Lo que la Selección española de fútbol se juega el miércoles 18 de junio de 2014 en el Estadio Maracaná de Río de Janeiro es infinitamente más que una Final anticipada, como tanto se repite estos días.
No hace falta ser muy mayor para asumir los resultados mediocres que, hasta no hace mucho, la Selección solía conseguir en las grandes citas; volvernos a casa a las primeras de cambio era la costumbre.

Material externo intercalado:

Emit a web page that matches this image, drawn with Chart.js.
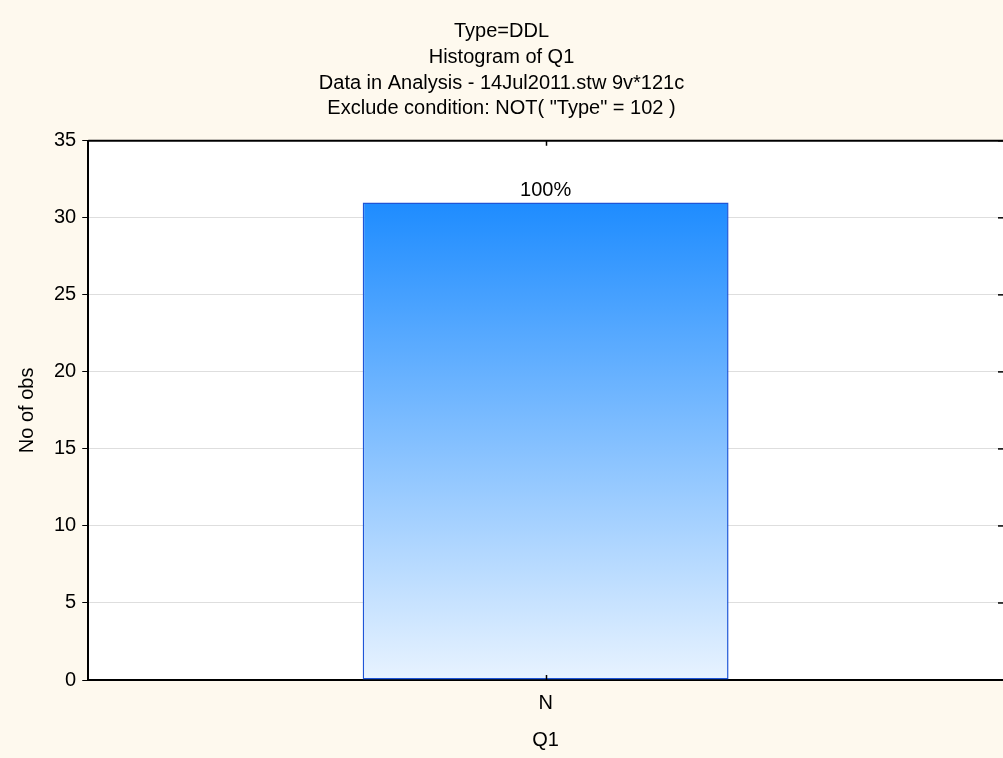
<!DOCTYPE html>
<html>
<head>
<meta charset="utf-8">
<script src="https://cdn.jsdelivr.net/npm/chart.js@4/dist/chart.umd.min.js"></script>
<style>
  html, body { margin: 0; padding: 0; background: #fef9ee; }
  #wrap { width: 1003px; height: 758px; }
</style>
</head>
<body>
<div id="wrap"><canvas id="myChart" width="1003" height="758"></canvas></div>
<script>
// datos del histograma
var categorias = ["N"];
var conteos = [31];
var porcentajes = ["100%"];
var titulos = [
  "Type=DDL",
  "Histogram of Q1",
  "Data in Analysis - 14Jul2011.stw 9v*121c",
  'Exclude condition: NOT( "Type" = 102 )'
];
var yMin = 0, yMax = 35, yPaso = 5;

var fuente = "'Liberation Sans', Arial, sans-serif";
var tam = 20;

// fondo crema y area del grafico en blanco
var fondoPlugin = {
  id: "fondo",
  beforeDraw: function (chart) {
    var ctx = chart.ctx;
    var area = chart.chartArea;
    ctx.save();
    ctx.fillStyle = "#fef9ee";
    ctx.fillRect(0, 0, chart.width, chart.height);
    ctx.fillStyle = "#ffffff";
    ctx.fillRect(area.left, area.top, area.right - area.left, area.bottom - area.top);
    ctx.restore();
  }
};

// marco superior, marcas interiores y etiqueta de porcentaje
var marcoPlugin = {
  id: "marco",
  afterDraw: function (chart) {
    var ctx = chart.ctx;
    var area = chart.chartArea;
    var x = chart.scales.x;
    var y = chart.scales.y;
    ctx.save();
    ctx.strokeStyle = "#000";
    ctx.lineWidth = 2;
    ctx.beginPath();
    ctx.moveTo(area.left, area.top);
    ctx.lineTo(area.right, area.top);
    ctx.stroke();

    // marcas del eje x (arriba y abajo, hacia dentro)
    ctx.lineWidth = 1.5;
    x.ticks.forEach(function (t, i) {
      var px = Math.round(x.getPixelForTick(i)) + 0.5;
      ctx.beginPath();
      ctx.moveTo(px, area.top);
      ctx.lineTo(px, area.top + 5);
      ctx.moveTo(px, area.bottom);
      ctx.lineTo(px, area.bottom - 5);
      ctx.stroke();
    });

    // marcas del lado derecho
    y.ticks.forEach(function (t) {
      var py = y.getPixelForValue(t.value);
      ctx.beginPath();
      ctx.moveTo(area.right - 5, py);
      ctx.lineTo(area.right, py);
      ctx.stroke();
    });

    // porcentaje sobre cada barra
    var meta = chart.getDatasetMeta(0);
    ctx.fillStyle = "#000";
    ctx.font = tam + "px " + fuente;
    ctx.textAlign = "center";
    ctx.textBaseline = "bottom";
    meta.data.forEach(function (bar, i) {
      ctx.fillText(porcentajes[i], bar.x, bar.y - 2);
    });
    ctx.restore();
  }
};

function degradado(context) {
  var chart = context.chart;
  var y = chart.scales.y;
  if (!y || !chart.chartArea) {
    return "#1e8cff";
  }
  var v = context.raw || 0;
  var top = y.getPixelForValue(v);
  var bottom = y.getPixelForValue(0);
  var g = chart.ctx.createLinearGradient(0, top, 0, bottom);
  g.addColorStop(0, "rgb(30,140,255)");
  g.addColorStop(1, "rgb(232,243,255)");
  return g;
}

var ctx = document.getElementById("myChart").getContext("2d");
var myChart = new Chart(ctx, {
  type: "bar",
  data: {
    labels: categorias,
    datasets: [
      {
        label: "Q1",
        data: conteos,
        backgroundColor: degradado,
        borderColor: "rgb(30,85,215)",
        borderWidth: 1.5,
        borderSkipped: false,
        barPercentage: 0.4,
        categoryPercentage: 1.0
      }
    ]
  },
  options: {
    responsive: false,
    animation: false,
    devicePixelRatio: 1,
    layout: {
      padding: { left: 0, right: 0, top: 0, bottom: 0 }
    },
    plugins: {
      legend: { display: false },
      tooltip: { enabled: false },
      title: {
        display: true,
        text: titulos,
        color: "#000",
        font: { family: fuente, size: tam, weight: "normal", lineHeight: 25.7 / 20 },
        padding: { top: 19, bottom: 19 }
      }
    },
    scales: {
      x: {
        grid: { display: false, drawTicks: false },
        border: { color: "#000", width: 2 },
        ticks: {
          color: "#000",
          font: { family: fuente, size: tam },
          padding: 11.5
        },
        title: {
          display: true,
          text: "Q1",
          color: "#000",
          font: { family: fuente, size: tam },
          padding: { top: 1, bottom: 6 }
        }
      },
      y: {
        min: yMin,
        max: yMax,
        grid: {
          color: "#dedede",
          tickColor: "#000",
          tickLength: 6,
          lineWidth: 1
        },
        border: { color: "#000", width: 2 },
        ticks: {
          stepSize: yPaso,
          color: "#000",
          font: { family: fuente, size: tam },
          padding: 6
        },
        title: {
          display: true,
          text: "No of obs",
          color: "#000",
          font: { family: fuente, size: tam },
          padding: { top: 15, bottom: 9 }
        }
      }
    }
  },
  plugins: [fondoPlugin, marcoPlugin]
});
</script>
</body>
</html>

Pero eso no tiene nada que ver con lo que se plantea ahora: en primer lugar, porque las expectativas que la Selección española ha ido construyendo desde 2008 hasta el pasado viernes fueron muy distintas; de los eternos perdedores, de los siempre segunda o tercera fila, pasamos a ser los siempre campeones, los número uno indiscutibles en el ranking de la FIFA. Y esas expectativas de éxito se llevaron contra Holanda el más duro e inimaginable golpe bajo. En cuarenta y cinco minutos pasamos de la gloria al infierno.
Lo que está en juego contra Chile es la inyección de autoestima que el deporte rey aporta a un país que, en los últimos años, casi solo ha presumido de eso. Las consecuencias en las grandes esferas son las menos importantes: este mismo verano, millones de niños jugarán al fútbol orgullosos de la Roja, o sin ese orgullo.
El orgullo no está en la victoria; el orgullo está en el esfuerzo. El esfuerzo del jugador número doce es animar hasta el último momento.